*Problem*: For the material that follows, list every line containing the word "code".

*Information supplied*:
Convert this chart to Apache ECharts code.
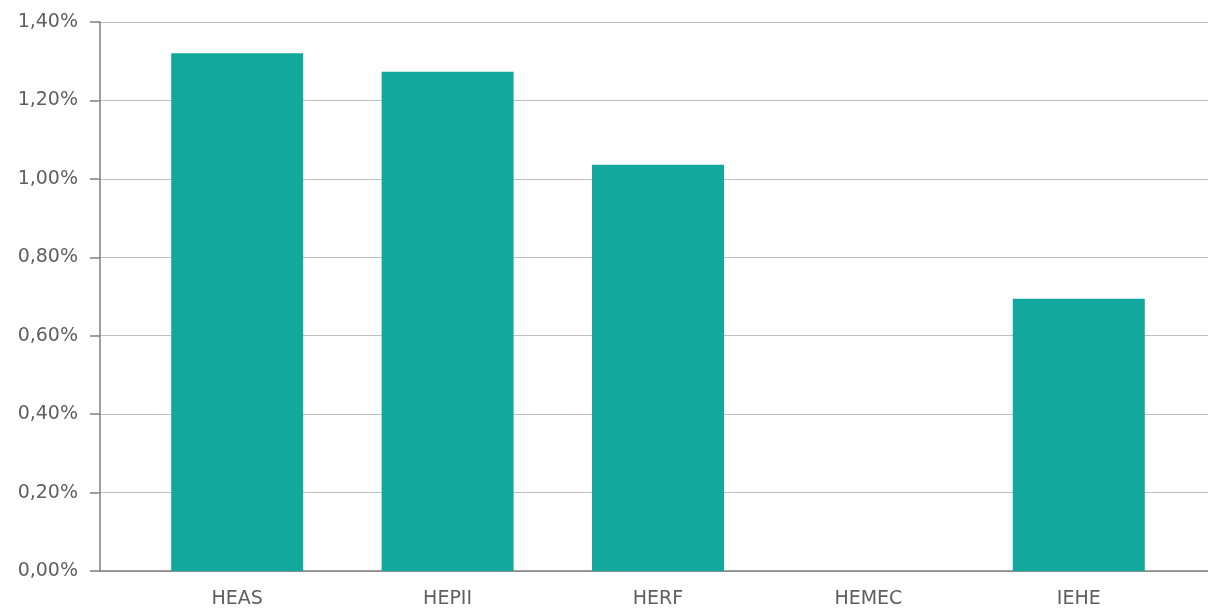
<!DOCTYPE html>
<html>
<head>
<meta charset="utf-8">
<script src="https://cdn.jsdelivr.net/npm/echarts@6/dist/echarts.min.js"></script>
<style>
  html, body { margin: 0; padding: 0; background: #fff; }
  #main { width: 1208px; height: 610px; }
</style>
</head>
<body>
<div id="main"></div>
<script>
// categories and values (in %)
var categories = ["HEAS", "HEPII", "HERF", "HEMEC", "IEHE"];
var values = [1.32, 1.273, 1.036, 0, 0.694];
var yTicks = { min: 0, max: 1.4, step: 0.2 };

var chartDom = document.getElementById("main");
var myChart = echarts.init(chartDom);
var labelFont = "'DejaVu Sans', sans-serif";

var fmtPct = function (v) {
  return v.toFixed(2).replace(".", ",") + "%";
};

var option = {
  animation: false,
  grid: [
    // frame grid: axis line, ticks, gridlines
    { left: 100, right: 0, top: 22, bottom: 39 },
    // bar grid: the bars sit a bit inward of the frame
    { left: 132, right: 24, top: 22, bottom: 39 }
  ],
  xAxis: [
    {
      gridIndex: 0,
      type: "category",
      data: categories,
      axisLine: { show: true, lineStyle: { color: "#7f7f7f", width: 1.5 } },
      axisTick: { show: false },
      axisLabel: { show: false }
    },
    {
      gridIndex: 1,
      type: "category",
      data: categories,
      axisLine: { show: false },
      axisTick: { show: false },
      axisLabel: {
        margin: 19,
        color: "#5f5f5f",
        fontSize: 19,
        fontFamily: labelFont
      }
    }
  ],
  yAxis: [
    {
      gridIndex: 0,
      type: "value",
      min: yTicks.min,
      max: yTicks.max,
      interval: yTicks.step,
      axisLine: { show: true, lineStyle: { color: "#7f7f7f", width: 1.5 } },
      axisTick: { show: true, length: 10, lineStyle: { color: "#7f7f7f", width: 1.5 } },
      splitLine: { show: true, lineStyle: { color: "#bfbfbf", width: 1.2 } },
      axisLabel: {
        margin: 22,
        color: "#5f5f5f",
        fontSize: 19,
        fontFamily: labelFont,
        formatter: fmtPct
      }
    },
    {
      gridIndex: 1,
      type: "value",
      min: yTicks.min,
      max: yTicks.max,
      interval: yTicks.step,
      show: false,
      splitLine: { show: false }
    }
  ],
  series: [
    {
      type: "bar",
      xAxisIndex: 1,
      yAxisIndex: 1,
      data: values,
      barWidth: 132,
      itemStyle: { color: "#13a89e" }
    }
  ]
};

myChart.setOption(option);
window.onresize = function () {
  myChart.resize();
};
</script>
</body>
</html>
==
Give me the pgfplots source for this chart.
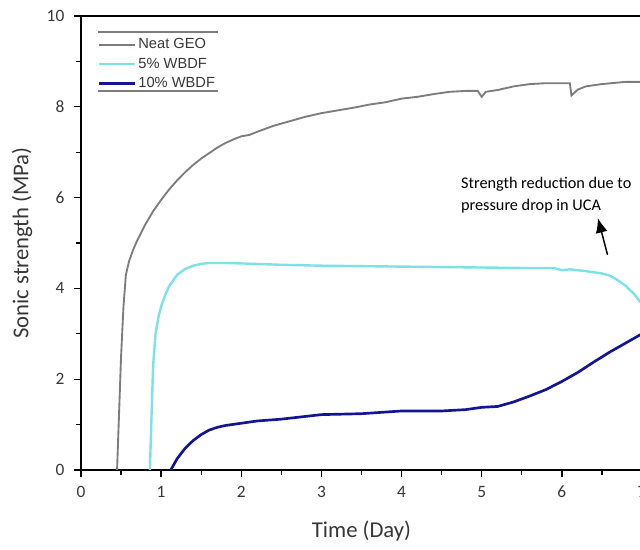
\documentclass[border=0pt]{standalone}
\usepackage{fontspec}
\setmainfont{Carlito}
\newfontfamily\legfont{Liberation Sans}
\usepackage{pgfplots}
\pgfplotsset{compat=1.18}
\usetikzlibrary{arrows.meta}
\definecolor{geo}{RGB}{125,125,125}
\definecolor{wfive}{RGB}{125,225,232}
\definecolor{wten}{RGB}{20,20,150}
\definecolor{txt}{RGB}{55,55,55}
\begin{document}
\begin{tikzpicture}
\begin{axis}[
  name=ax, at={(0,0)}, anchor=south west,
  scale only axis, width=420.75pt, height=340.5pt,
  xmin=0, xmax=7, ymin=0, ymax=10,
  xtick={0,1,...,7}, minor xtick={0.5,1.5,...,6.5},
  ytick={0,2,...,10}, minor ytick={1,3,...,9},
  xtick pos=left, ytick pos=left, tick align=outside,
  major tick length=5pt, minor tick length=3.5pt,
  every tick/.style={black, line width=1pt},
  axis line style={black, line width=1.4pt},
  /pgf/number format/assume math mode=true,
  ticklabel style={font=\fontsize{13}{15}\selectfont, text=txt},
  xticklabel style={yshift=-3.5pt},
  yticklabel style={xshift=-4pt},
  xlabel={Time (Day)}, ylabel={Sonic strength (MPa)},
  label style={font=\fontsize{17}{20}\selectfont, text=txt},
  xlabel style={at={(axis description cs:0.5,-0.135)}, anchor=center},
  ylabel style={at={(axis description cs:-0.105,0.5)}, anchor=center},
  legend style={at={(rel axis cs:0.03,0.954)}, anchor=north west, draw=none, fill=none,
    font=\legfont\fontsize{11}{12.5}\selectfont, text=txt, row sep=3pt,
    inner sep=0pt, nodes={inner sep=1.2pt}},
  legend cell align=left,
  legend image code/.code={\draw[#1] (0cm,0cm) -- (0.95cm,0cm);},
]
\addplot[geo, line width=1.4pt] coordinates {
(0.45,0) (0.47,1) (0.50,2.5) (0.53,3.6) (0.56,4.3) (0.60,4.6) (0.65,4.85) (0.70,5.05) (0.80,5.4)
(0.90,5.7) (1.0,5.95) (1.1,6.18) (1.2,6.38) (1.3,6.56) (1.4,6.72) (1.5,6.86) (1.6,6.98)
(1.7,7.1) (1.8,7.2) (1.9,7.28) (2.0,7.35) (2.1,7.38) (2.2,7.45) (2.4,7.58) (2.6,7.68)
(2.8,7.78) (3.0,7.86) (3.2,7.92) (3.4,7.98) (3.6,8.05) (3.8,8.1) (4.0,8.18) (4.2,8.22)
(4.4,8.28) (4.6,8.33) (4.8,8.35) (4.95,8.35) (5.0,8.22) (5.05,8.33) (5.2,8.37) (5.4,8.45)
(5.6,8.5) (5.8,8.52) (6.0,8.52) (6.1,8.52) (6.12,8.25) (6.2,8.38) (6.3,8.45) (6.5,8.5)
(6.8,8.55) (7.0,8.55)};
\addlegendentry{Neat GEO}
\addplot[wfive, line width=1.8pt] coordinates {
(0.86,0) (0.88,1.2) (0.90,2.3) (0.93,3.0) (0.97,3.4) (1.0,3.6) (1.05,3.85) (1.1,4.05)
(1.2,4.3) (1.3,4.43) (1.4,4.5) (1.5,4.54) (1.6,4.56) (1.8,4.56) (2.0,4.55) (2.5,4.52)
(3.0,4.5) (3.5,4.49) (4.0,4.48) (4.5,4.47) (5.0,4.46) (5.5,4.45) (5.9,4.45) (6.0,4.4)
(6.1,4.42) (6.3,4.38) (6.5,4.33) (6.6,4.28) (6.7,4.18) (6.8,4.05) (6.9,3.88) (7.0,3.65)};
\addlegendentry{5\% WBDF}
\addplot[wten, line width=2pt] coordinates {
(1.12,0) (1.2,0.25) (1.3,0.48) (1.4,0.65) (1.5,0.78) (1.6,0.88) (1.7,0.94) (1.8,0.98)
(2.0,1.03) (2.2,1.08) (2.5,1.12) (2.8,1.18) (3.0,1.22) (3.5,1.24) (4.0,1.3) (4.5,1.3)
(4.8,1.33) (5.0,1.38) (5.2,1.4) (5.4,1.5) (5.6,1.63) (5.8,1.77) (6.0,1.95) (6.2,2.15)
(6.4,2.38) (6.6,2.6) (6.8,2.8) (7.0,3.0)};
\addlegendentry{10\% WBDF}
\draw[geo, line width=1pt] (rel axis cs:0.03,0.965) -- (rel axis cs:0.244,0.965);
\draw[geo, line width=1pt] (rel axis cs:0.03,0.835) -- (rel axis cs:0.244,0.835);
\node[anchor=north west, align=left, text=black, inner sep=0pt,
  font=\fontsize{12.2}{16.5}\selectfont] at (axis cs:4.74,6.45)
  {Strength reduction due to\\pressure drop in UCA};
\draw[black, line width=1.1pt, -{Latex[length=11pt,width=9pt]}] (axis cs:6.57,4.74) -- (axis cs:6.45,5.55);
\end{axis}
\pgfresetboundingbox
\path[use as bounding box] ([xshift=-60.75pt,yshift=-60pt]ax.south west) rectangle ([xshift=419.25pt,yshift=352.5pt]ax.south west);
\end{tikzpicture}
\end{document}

*Answer to the task*:
Convert this chart to Apache ECharts code.
  legend image code/.code={\draw[#1] (0cm,0cm) -- (0.95cm,0cm);},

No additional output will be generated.